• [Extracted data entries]
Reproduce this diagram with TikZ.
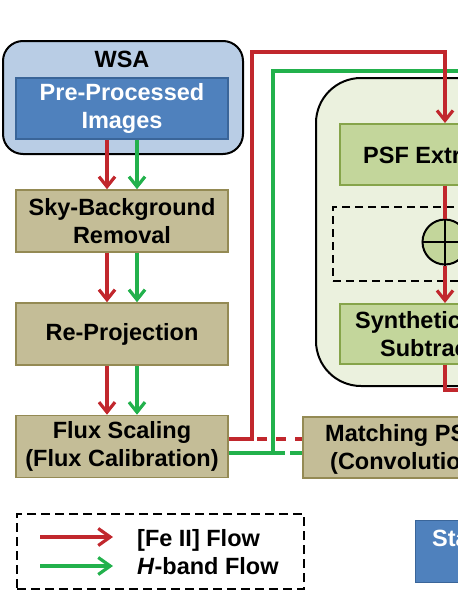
\documentclass[tikz,border=0pt]{standalone}
\usepackage{fontspec}
\setmainfont{Liberation Sans}
\usetikzlibrary{arrows.meta}
\definecolor{wsafill}{HTML}{B9CDE5}
\definecolor{bluefill}{HTML}{4F81BD}
\definecolor{blueline}{HTML}{3A6599}
\definecolor{khaki}{HTML}{C4BD97}
\definecolor{khakiline}{HTML}{948A54}
\definecolor{palegreen}{HTML}{EBF1DE}
\definecolor{boxgreen}{HTML}{C3D69B}
\definecolor{boxgreenline}{HTML}{86A44A}
\definecolor{fered}{HTML}{C1272D}
\definecolor{hgreen}{HTML}{22B14C}
\tikzset{
  lbl/.style={font=\fontsize{23.5}{28.5}\selectfont\bfseries, align=center, inner sep=0pt},
  kbox/.style={lbl, draw=khakiline, fill=khaki, line width=1.6pt, minimum width=212pt, minimum height=62pt},
  bluebox/.style={lbl, text=white, draw=blueline, fill=bluefill, line width=1.2pt, minimum width=212pt, minimum height=61pt},
  gbox/.style={draw=boxgreenline, fill=boxgreen, line width=1.6pt, inner sep=0pt, anchor=north west},
  feline/.style={draw=fered, line width=3.2pt},
  hline/.style={draw=hgreen, line width=3.2pt},
  tipstyle/.style={-{Straight Barb[length=10pt,width=16pt]}},
  legtip/.style={-{Straight Barb[length=12pt,width=17pt]}},
}
\begin{document}
\begin{tikzpicture}[x=1pt,y=-1pt]
\useasboundingbox (0,0) rectangle (458,592);
\clip (0,0) rectangle (458,592);

% left column
\node[draw=black, line width=2pt, fill=wsafill, rounded corners=20pt, minimum width=240pt, minimum height=113pt, anchor=north west, inner sep=0pt] (wsa) at (2,40) {};
\node[lbl] (wsalabel) at (122,59) {WSA};
\node[bluebox] (pre) at (122,108.5) {Pre-Processed\\Images};
\node[kbox] (sky) at (122,221) {Sky-Background\\Removal};
\node[kbox] (reproj) at (122,334) {Re-Projection};
\node[kbox] (flux) at (122,446.5) {Flux Scaling\\(Flux Calibration)};

% right group
\node[draw=black, line width=2pt, fill=palegreen, rounded corners=45pt, anchor=north west, minimum width=220pt, minimum height=308pt, inner sep=0pt] (big) at (315,77) {};
\node[gbox, minimum width=160pt, minimum height=61pt] (psf) at (339,123) {};
\node[lbl, anchor=base west] (psft) at (363,163) {PSF Extra};
\node[draw=black, line width=2pt, dash pattern=on 8pt off 5pt, anchor=north west, minimum width=160pt, minimum height=74pt, inner sep=0pt] (comb) at (332,206) {};
\node[circle, draw=black, line width=2pt, fill=boxgreen, minimum size=45pt, inner sep=0pt] (plus) at (445,242) {};
\draw[line width=2pt] (plus.north) -- (plus.south) (plus.west) -- (plus.east);
\node[gbox, minimum width=160pt, minimum height=60pt] (synth) at (339,303) {};
\node[lbl, anchor=base west] (synt1) at (355,328) {Synthetic};
\node[lbl, anchor=base west] (synt2) at (380,356.5) {Subtrac};
\node[draw=khakiline, fill=khaki, line width=1.6pt, anchor=north west, minimum width=180pt, minimum height=61pt, inner sep=0pt] (match) at (302,416) {};
\node[lbl, anchor=base west] (m1) at (325,441) {Matching PS};
\node[lbl, anchor=base west] (m2) at (330,469) {(Convolutio};

% legend
\node[draw=black, line width=2pt, dash pattern=on 9pt off 5pt, anchor=north west, minimum width=287pt, minimum height=75pt, inner sep=0pt] (legend) at (16,513) {};
\coordinate (la1) at (40,537); \coordinate (la2) at (113,537);
\coordinate (lb1) at (40,566); \coordinate (lb2) at (113,566);
\draw[feline, legtip] (la1) -- (la2);
\draw[hline, legtip] (lb1) -- (lb2);
\node[lbl, anchor=base west] (l1) at (137,546.5) {[Fe II] Flow};
\node[lbl, anchor=base west] (l2) at (137,574) {\textit{H}-band Flow};

% Sta box
\node[draw=blueline, fill=bluefill, line width=1.2pt, anchor=north west, minimum width=100pt, minimum height=62pt, inner sep=0pt] (sta) at (415,520) {};
\node[lbl, text=white, anchor=base west] (stat) at (432,546) {Sta};

% vertical arrows left column
\draw[feline, tipstyle] ([xshift=-15pt]pre.south) -- ([xshift=-15pt]sky.north);
\draw[hline, tipstyle] ([xshift=15pt]pre.south) -- ([xshift=15pt]sky.north);
\draw[feline, tipstyle] ([xshift=-15pt]sky.south) -- ([xshift=-15pt]reproj.north);
\draw[hline, tipstyle] ([xshift=15pt]sky.south) -- ([xshift=15pt]reproj.north);
\draw[feline, tipstyle] ([xshift=-15pt]reproj.south) -- ([xshift=-15pt]flux.north);
\draw[hline, tipstyle] ([xshift=15pt]reproj.south) -- ([xshift=15pt]flux.north);

% green long path
\coordinate (gc) at (273,453);
\coordinate (gtop) at (273,71);
\coordinate (gend) at (470,71);
\draw[hline] ([yshift=-6.5pt]flux.east) -- (gc) -- (gtop) -- (gend);
\draw[hline, dash pattern=on 12pt off 5pt] (gc) -- (gc -| match.west);

% red long path
\coordinate (rc) at (252,439);
\coordinate (rtop) at (252,52);
\coordinate (rtr) at (445,52);
\draw[feline, tipstyle] ([yshift=7.5pt]flux.east) -- (rc) -- (rtop) -- (rtr) -- (rtr |- psf.north);
\draw[feline, dash pattern=on 10pt off 9pt, dash phase=14pt] (rc) -- (rc -| match.west);

% red through inner group
\coordinate (rout) at (445,390);
\coordinate (rend) at (470,390);
\draw[feline] (rtr |- psf.south) -- (plus.north);
\draw[feline, tipstyle] (plus.south) -- (rtr |- synth.north);
\draw[feline] (rtr |- synth.south) -- (rout) -- (rend);
\end{tikzpicture}
\end{document}
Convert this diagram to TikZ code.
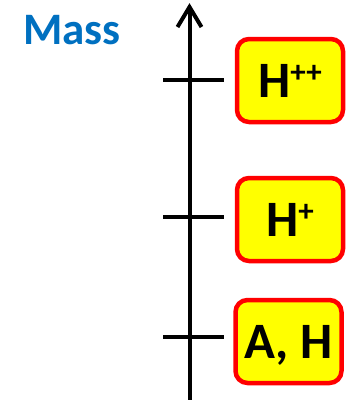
\documentclass[tikz,border=0pt]{standalone}
\usepackage{fontspec}
\setmainfont{Carlito}
\definecolor{massblue}{HTML}{0070C0}
\definecolor{boxred}{HTML}{FF0000}
\definecolor{boxyellow}{HTML}{FFFF00}
\begin{document}
\begin{tikzpicture}[x=1pt,y=-1pt,
  level/.style={draw=boxred, line width=4.5pt, fill=boxyellow, rounded corners=12pt,
    minimum width=106pt, minimum height=83pt, inner sep=0pt,
    font=\fontsize{51}{51}\selectfont\bfseries, text height=33pt, text depth=0pt},
  axisline/.style={line width=4pt, black},
  tickline/.style={line width=4pt, black}]
\useasboundingbox (0,0) rectangle (352,400);
\newcommand{\supplus}[1]{\raisebox{14.5pt}{\fontsize{31}{31}\selectfont #1}}

% title
\node[anchor=base west, inner sep=0pt, text=massblue,
  font=\fontsize{45}{45}\selectfont\bfseries] (title) at (23,44) {Mass};

% vertical mass axis with open arrow head
\coordinate (bottom) at (189.5,402);
\coordinate (top) at (189.5,7);
\coordinate (armL) at (177.5,27);
\coordinate (armR) at (201.5,27);
\draw[axisline] (bottom) -- (top);
\draw[axisline, line join=miter] (armL) -- (top) -- (armR);

% ticks
\coordinate (t1a) at (163,80);  \coordinate (t1b) at (224,80);
\coordinate (t2a) at (163,217); \coordinate (t2b) at (224,217);
\coordinate (t3a) at (163,337); \coordinate (t3b) at (224,337);
\draw[tickline] (t1a) -- (t1b);
\draw[tickline] (t2a) -- (t2b);
\draw[tickline] (t3a) -- (t3b);

% particle boxes
\node[level] (hpp) at (290,80.5) {H\supplus{++}};
\node[level] (hp)  at (290,219.5) {H\supplus{+}};
\node[level] (ah)  at (288.5,341.5) {A, H};
\end{tikzpicture}
\end{document}
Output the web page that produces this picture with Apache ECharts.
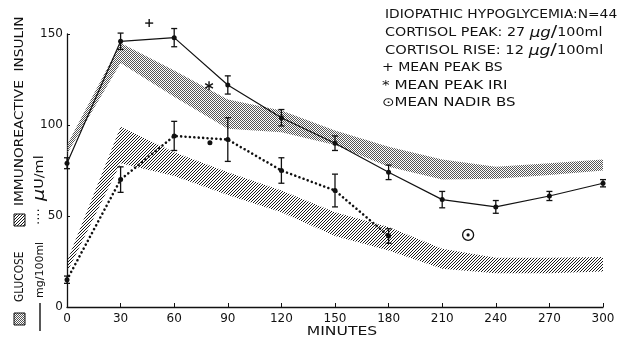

• [WHAT YOU ARE ASKED TO DO]
Leaving the pictures out, set down exactly the lines from the one with "Convert this diagram to TikZ code." through the end of the records.

• [EXERCISE OUTPUT]
Convert this diagram to TikZ code.
\documentclass[tikz,border=0pt]{standalone}
\usepackage{fontspec}
\setmainfont{Carlito}
\definecolor{massblue}{HTML}{0070C0}
\definecolor{boxred}{HTML}{FF0000}
\definecolor{boxyellow}{HTML}{FFFF00}
\begin{document}
\begin{tikzpicture}[x=1pt,y=-1pt,
  level/.style={draw=boxred, line width=4.5pt, fill=boxyellow, rounded corners=12pt,
    minimum width=106pt, minimum height=83pt, inner sep=0pt,
    font=\fontsize{51}{51}\selectfont\bfseries, text height=33pt, text depth=0pt},
  axisline/.style={line width=4pt, black},
  tickline/.style={line width=4pt, black}]
\useasboundingbox (0,0) rectangle (352,400);
\newcommand{\supplus}[1]{\raisebox{14.5pt}{\fontsize{31}{31}\selectfont #1}}

% title
\node[anchor=base west, inner sep=0pt, text=massblue,
  font=\fontsize{45}{45}\selectfont\bfseries] (title) at (23,44) {Mass};

% vertical mass axis with open arrow head
\coordinate (bottom) at (189.5,402);
\coordinate (top) at (189.5,7);
\coordinate (armL) at (177.5,27);
\coordinate (armR) at (201.5,27);
\draw[axisline] (bottom) -- (top);
\draw[axisline, line join=miter] (armL) -- (top) -- (armR);

% ticks
\coordinate (t1a) at (163,80);  \coordinate (t1b) at (224,80);
\coordinate (t2a) at (163,217); \coordinate (t2b) at (224,217);
\coordinate (t3a) at (163,337); \coordinate (t3b) at (224,337);
\draw[tickline] (t1a) -- (t1b);
\draw[tickline] (t2a) -- (t2b);
\draw[tickline] (t3a) -- (t3b);

% particle boxes
\node[level] (hpp) at (290,80.5) {H\supplus{++}};
\node[level] (hp)  at (290,219.5) {H\supplus{+}};
\node[level] (ah)  at (288.5,341.5) {A, H};
\end{tikzpicture}
\end{document}
Output the web page that produces this picture with Apache ECharts.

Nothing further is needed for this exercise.